Schooling vs. just knowing
In the English class for kids where I am volunteering, I had
a small realization about how hard it must be to learn English. The kids know
hardly any words or grammar and the teacher is a young man who can speak some
English but is not really a teacher. He thought today to teach them some simple
pronouns along with the simple form of “to be.” He went through the conjugation
and wrote it on the board with the kids repeating after him by rote. Looking at
the board, I could see virtually no pattern and no sign of the infinitive “to
be.” Spanish has umpteen verb endings and tenses, but at least I can see
patterns and roots, even though I have trouble remembering them.

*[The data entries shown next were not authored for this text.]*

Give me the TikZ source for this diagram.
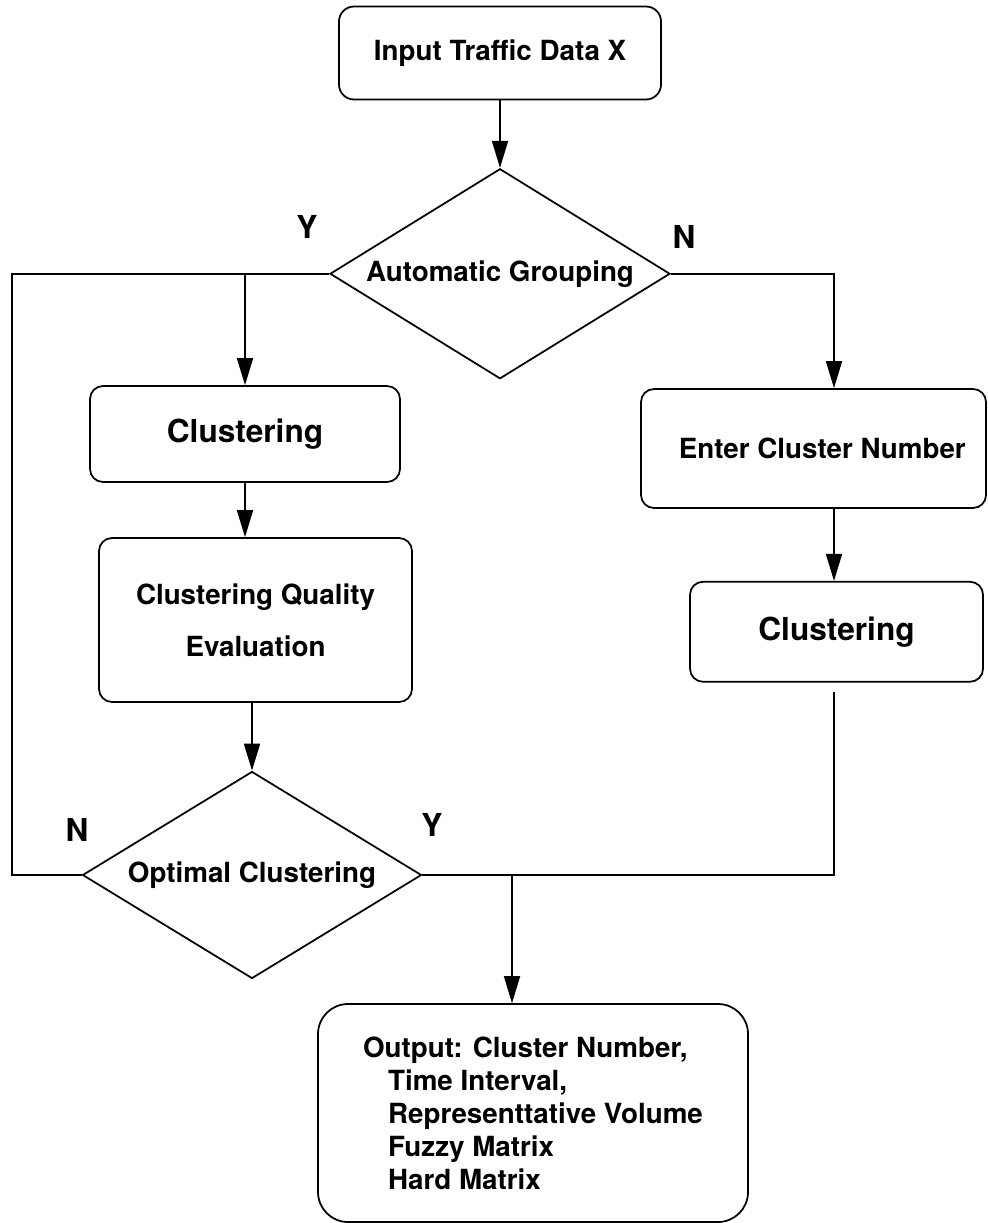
\documentclass[tikz,border=0pt]{standalone}
\usepackage{fontspec}
\setmainfont{TeX Gyre Heros}
\usetikzlibrary{arrows.meta, positioning, shapes.geometric}

\begin{document}
\begin{tikzpicture}[
    line width=1pt,
    >={Triangle[length=5.4mm,width=3.2mm]},
    txt/.style={font=\bfseries\fontsize{15.8}{19}\selectfont},
    big/.style={font=\bfseries\fontsize{18}{22}\selectfont},
    box/.style={rectangle, draw, rounded corners=#1, align=center, txt},
    box/.default=2.6mm,
    decision/.style={diamond, draw, aspect=1.63, inner sep=0pt, align=center, txt}
]
\useasboundingbox (0,0) rectangle (19.74,-24.46);

\node[box=3mm, minimum width=6.44cm, minimum height=1.86cm] (in) at (10,-1.06) {Input Traffic Data X};
\node[decision, minimum width=6.8cm, minimum height=4.2cm, below=1.35cm of in] (auto) {Automatic Grouping};

% left branch
\node[box, big, minimum width=6.2cm, minimum height=1.92cm] (clus1) at (4.9,-8.68) {Clustering};
\node[box, minimum width=6.26cm, minimum height=3.28cm, font=\bfseries\fontsize{15.8}{29.6}\selectfont] (qual) at (5.11,-12.4) {Clustering Quality\\Evaluation};
\node[decision, minimum width=6.78cm, minimum height=4.14cm] (opt) at (5.04,-17.5) {Optimal Clustering};

% right branch
\node[box, minimum width=6.9cm, minimum height=2.38cm] (enter) at (16.27,-8.97) {\hspace*{0.35cm}Enter Cluster Number};
\node[box, big, minimum width=5.86cm, minimum height=2cm, below=1.44cm of enter, xshift=0.46cm] (clus2) {Clustering};

\node[box=6mm, minimum width=8.6cm, minimum height=4.36cm, align=left, font=\bfseries\fontsize{15.8}{18.8}\selectfont] (out) at (10.66,-22.26)
  {Output: Cluster Number,\\
   \hspace*{0.5cm}Time Interval,\\
   \hspace*{0.5cm}Representtative Volume\\
   \hspace*{0.5cm}Fuzzy Matrix\\
   \hspace*{0.5cm}Hard Matrix};

\node[big] (y1) at (6.14,-4.54) {Y};
\node[big] (n1) at (13.68,-4.74) {N};
\node[big] (n2) at (1.54,-16.6) {N};
\node[big] (y2) at (8.64,-16.5) {Y};

\coordinate (lft) at (0.24,0);
\coordinate (rgt) at (16.68,0);
\coordinate (mrg) at (10.24,0);
\coordinate[below=0.18cm of clus2.south] (jn);

\draw[->] (in) -- (auto);
\draw (auto.west) -- (lft |- auto.west) |- (opt.west);
\draw[->] (clus1.north |- auto.west) -- (clus1.north);
\draw[->] (clus1.south) -- (clus1.south |- qual.north);
\draw[->] (qual.south -| opt.north) -- (opt.north);
\draw[->] (auto.east) -- (rgt |- auto.east) -- (rgt |- enter.north);
\draw[->] (rgt |- enter.south) -- (rgt |- clus2.north);
\draw (rgt |- jn) |- (opt.east);
\draw[->] (mrg |- opt.east) -- (mrg |- out.north);
\end{tikzpicture}
\end{document}
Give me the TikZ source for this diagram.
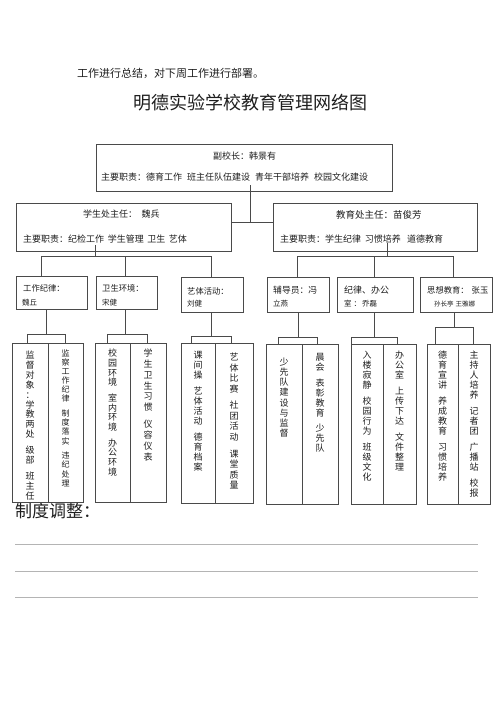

I said something about this to the teacher and he asked if
hadn’t noticed this before. I said not so much, that I had just grown up with
the language and could hear the differences. He smiled and said it was the same
for him and these kids in learning Spanish – they aren’t consciously deciding
on rules and usages, they can just hear the differences and know the words.
So here I am going to school, trying to learn words and
rules and all that, and having conversations where I struggle to hear and
understand what is being said to me while I try to say something meaningful and
correct and having the hardest time. I know things and then forget them (which
I blame on my age – I forget stuff in English much more than I used to). But
there is also something else I lack: the seemingly natural way of language
acquisition which comes from growing in the culture, not from schooling.
My idea about getting a grip on Spanish is to move somewhere
after this round of schooling where Spanish is the language. Don’t do more
schooling, but do something everyday that causes me grow the brain matter that
just “knows” the language. Maybe I’ll do better when I’m not trying, just
letting it seep in somehow? Both, I suppose. Gotta grow some more neurons and synapses that know how to speak Spanish.